**Direction:** Your task is to copy every line of this material exactly.

**Data extract:**

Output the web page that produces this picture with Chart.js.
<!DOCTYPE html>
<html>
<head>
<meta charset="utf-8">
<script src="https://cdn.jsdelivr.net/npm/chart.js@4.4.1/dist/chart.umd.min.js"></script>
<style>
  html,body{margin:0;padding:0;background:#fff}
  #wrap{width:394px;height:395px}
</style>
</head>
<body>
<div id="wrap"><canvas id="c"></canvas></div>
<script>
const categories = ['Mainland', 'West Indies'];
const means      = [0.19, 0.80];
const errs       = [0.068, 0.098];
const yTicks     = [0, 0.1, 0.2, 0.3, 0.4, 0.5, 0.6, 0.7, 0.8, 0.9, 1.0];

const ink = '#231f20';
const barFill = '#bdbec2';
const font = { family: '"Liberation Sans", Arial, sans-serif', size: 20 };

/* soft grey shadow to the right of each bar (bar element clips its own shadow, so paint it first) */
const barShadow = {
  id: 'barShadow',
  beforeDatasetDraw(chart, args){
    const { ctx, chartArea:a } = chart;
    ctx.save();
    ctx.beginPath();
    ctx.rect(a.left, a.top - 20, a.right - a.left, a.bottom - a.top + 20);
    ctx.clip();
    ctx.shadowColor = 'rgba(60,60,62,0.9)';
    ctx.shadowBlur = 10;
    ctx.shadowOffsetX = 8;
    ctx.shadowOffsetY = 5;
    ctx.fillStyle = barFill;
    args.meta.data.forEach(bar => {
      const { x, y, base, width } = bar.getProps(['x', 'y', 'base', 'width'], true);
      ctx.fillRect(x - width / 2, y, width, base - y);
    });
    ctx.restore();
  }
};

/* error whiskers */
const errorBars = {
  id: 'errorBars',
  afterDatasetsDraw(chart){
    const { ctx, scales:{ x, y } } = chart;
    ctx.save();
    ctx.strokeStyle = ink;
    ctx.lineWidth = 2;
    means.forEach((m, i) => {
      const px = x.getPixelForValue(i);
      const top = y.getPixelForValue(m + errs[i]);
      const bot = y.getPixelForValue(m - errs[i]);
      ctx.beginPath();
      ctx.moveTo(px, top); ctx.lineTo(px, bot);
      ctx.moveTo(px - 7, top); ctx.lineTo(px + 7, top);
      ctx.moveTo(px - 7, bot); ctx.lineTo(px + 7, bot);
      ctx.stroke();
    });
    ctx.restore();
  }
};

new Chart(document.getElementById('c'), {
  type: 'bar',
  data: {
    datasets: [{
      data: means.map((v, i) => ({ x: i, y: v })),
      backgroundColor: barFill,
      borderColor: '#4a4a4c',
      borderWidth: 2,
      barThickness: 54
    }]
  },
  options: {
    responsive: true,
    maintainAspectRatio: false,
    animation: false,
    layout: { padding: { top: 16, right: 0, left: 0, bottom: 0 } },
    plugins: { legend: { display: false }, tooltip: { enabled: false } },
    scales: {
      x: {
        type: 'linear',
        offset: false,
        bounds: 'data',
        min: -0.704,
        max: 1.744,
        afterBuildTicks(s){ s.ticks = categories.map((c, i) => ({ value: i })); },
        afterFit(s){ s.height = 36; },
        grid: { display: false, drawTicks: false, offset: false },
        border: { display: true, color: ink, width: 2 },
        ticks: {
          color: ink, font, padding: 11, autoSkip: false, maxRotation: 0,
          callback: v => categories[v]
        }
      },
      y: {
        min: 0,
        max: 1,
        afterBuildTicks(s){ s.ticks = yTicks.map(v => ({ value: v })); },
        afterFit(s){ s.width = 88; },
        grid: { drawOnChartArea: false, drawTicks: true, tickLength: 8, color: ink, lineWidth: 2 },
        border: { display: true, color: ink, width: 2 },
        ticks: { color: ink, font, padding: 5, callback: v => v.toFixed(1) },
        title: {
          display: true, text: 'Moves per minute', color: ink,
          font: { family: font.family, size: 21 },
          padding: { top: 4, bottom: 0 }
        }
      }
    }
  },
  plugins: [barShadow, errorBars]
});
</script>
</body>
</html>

**Answer to this problem:**
Output the web page that produces this picture with Chart.js.
<!DOCTYPE html>
<html>
<head>
<meta charset="utf-8">
<script src="https://cdn.jsdelivr.net/npm/chart.js@4.4.1/dist/chart.umd.min.js"></script>
<style>
  html,body{margin:0;padding:0;background:#fff}
  #wrap{width:394px;height:395px}
</style>
</head>
<body>
<div id="wrap"><canvas id="c"></canvas></div>
<script>
const categories = ['Mainland', 'West Indies'];
const means      = [0.19, 0.80];
const errs       = [0.068, 0.098];
const yTicks     = [0, 0.1, 0.2, 0.3, 0.4, 0.5, 0.6, 0.7, 0.8, 0.9, 1.0];

const ink = '#231f20';
const barFill = '#bdbec2';
const font = { family: '"Liberation Sans", Arial, sans-serif', size: 20 };

/* soft grey shadow to the right of each bar (bar element clips its own shadow, so paint it first) */
const barShadow = {
  id: 'barShadow',
  beforeDatasetDraw(chart, args){
    const { ctx, chartArea:a } = chart;
    ctx.save();
    ctx.beginPath();
    ctx.rect(a.left, a.top - 20, a.right - a.left, a.bottom - a.top + 20);
    ctx.clip();
    ctx.shadowColor = 'rgba(60,60,62,0.9)';
    ctx.shadowBlur = 10;
    ctx.shadowOffsetX = 8;
    ctx.shadowOffsetY = 5;
    ctx.fillStyle = barFill;
    args.meta.data.forEach(bar => {
      const { x, y, base, width } = bar.getProps(['x', 'y', 'base', 'width'], true);
      ctx.fillRect(x - width / 2, y, width, base - y);
    });
    ctx.restore();
  }
};

/* error whiskers */
const errorBars = {
  id: 'errorBars',
  afterDatasetsDraw(chart){
    const { ctx, scales:{ x, y } } = chart;
    ctx.save();
    ctx.strokeStyle = ink;
    ctx.lineWidth = 2;
    means.forEach((m, i) => {
      const px = x.getPixelForValue(i);
      const top = y.getPixelForValue(m + errs[i]);
      const bot = y.getPixelForValue(m - errs[i]);
      ctx.beginPath();
      ctx.moveTo(px, top); ctx.lineTo(px, bot);
      ctx.moveTo(px - 7, top); ctx.lineTo(px + 7, top);
      ctx.moveTo(px - 7, bot); ctx.lineTo(px + 7, bot);
      ctx.stroke();
    });
    ctx.restore();
  }
};

new Chart(document.getElementById('c'), {
  type: 'bar',
  data: {
    datasets: [{
      data: means.map((v, i) => ({ x: i, y: v })),
      backgroundColor: barFill,
      borderColor: '#4a4a4c',
      borderWidth: 2,
      barThickness: 54
    }]
  },
  options: {
    responsive: true,
    maintainAspectRatio: false,
    animation: false,
    layout: { padding: { top: 16, right: 0, left: 0, bottom: 0 } },
    plugins: { legend: { display: false }, tooltip: { enabled: false } },
    scales: {
      x: {
        type: 'linear',
        offset: false,
        bounds: 'data',
        min: -0.704,
        max: 1.744,
        afterBuildTicks(s){ s.ticks = categories.map((c, i) => ({ value: i })); },
        afterFit(s){ s.height = 36; },
        grid: { display: false, drawTicks: false, offset: false },
        border: { display: true, color: ink, width: 2 },
        ticks: {
          color: ink, font, padding: 11, autoSkip: false, maxRotation: 0,
          callback: v => categories[v]
        }
      },
      y: {
        min: 0,
        max: 1,
        afterBuildTicks(s){ s.ticks = yTicks.map(v => ({ value: v })); },
        afterFit(s){ s.width = 88; },
        grid: { drawOnChartArea: false, drawTicks: true, tickLength: 8, color: ink, lineWidth: 2 },
        border: { display: true, color: ink, width: 2 },
        ticks: { color: ink, font, padding: 5, callback: v => v.toFixed(1) },
        title: {
          display: true, text: 'Moves per minute', color: ink,
          font: { family: font.family, size: 21 },
          padding: { top: 4, bottom: 0 }
        }
      }
    }
  },
  plugins: [barShadow, errorBars]
});
</script>
</body>
</html>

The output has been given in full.